>> Start
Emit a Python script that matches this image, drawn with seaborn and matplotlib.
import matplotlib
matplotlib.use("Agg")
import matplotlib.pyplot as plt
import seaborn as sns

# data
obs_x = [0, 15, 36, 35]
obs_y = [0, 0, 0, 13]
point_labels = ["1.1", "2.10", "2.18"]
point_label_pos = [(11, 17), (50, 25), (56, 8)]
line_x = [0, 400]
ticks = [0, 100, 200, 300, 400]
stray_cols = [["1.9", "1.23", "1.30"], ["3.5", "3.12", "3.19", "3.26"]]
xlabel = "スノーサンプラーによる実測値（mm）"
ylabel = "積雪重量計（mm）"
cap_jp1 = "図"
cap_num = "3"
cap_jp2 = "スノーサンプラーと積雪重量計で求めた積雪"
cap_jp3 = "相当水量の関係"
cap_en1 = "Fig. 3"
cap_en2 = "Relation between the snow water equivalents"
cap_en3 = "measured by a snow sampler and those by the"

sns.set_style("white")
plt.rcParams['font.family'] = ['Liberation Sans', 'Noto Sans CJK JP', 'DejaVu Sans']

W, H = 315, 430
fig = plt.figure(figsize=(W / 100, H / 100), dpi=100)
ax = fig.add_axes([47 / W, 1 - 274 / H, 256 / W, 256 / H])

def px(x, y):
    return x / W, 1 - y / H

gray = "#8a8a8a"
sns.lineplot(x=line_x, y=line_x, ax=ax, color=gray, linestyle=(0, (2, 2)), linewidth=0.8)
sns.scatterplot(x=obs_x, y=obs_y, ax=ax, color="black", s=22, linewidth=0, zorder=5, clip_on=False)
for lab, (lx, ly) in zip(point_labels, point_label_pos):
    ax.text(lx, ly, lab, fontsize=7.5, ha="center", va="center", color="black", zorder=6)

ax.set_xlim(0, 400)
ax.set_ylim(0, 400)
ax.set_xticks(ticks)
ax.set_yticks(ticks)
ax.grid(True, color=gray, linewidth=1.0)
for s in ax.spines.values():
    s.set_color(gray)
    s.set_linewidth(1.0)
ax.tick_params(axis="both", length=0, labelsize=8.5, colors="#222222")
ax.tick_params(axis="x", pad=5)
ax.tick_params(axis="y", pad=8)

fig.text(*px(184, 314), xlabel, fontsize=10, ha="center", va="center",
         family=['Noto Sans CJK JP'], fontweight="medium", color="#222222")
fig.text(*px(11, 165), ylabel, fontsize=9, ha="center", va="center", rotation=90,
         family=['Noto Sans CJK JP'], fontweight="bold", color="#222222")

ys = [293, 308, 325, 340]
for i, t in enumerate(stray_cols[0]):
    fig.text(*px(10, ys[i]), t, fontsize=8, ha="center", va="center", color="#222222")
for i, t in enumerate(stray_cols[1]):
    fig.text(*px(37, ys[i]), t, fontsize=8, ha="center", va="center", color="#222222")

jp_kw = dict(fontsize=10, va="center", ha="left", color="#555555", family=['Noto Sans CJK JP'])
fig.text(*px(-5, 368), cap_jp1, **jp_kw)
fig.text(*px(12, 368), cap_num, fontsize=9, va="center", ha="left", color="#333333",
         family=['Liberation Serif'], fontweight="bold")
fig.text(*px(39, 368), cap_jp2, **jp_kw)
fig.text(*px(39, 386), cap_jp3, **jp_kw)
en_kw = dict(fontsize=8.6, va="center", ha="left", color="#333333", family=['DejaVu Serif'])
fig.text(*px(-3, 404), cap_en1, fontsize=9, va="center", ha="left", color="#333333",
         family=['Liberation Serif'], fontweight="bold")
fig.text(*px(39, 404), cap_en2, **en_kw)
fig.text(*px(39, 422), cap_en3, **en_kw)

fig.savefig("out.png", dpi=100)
>> End
→ **Task directions**
Starting at the first line of the material above, reproduce each line exactly up to and including the line with "return x / W, 1 - y / H".

→ **Response to this exercise**
Emit a Python script that matches this image, drawn with seaborn and matplotlib.
import matplotlib
matplotlib.use("Agg")
import matplotlib.pyplot as plt
import seaborn as sns

# data
obs_x = [0, 15, 36, 35]
obs_y = [0, 0, 0, 13]
point_labels = ["1.1", "2.10", "2.18"]
point_label_pos = [(11, 17), (50, 25), (56, 8)]
line_x = [0, 400]
ticks = [0, 100, 200, 300, 400]
stray_cols = [["1.9", "1.23", "1.30"], ["3.5", "3.12", "3.19", "3.26"]]
xlabel = "スノーサンプラーによる実測値（mm）"
ylabel = "積雪重量計（mm）"
cap_jp1 = "図"
cap_num = "3"
cap_jp2 = "スノーサンプラーと積雪重量計で求めた積雪"
cap_jp3 = "相当水量の関係"
cap_en1 = "Fig. 3"
cap_en2 = "Relation between the snow water equivalents"
cap_en3 = "measured by a snow sampler and those by the"

sns.set_style("white")
plt.rcParams['font.family'] = ['Liberation Sans', 'Noto Sans CJK JP', 'DejaVu Sans']

W, H = 315, 430
fig = plt.figure(figsize=(W / 100, H / 100), dpi=100)
ax = fig.add_axes([47 / W, 1 - 274 / H, 256 / W, 256 / H])

def px(x, y):
    return x / W, 1 - y / H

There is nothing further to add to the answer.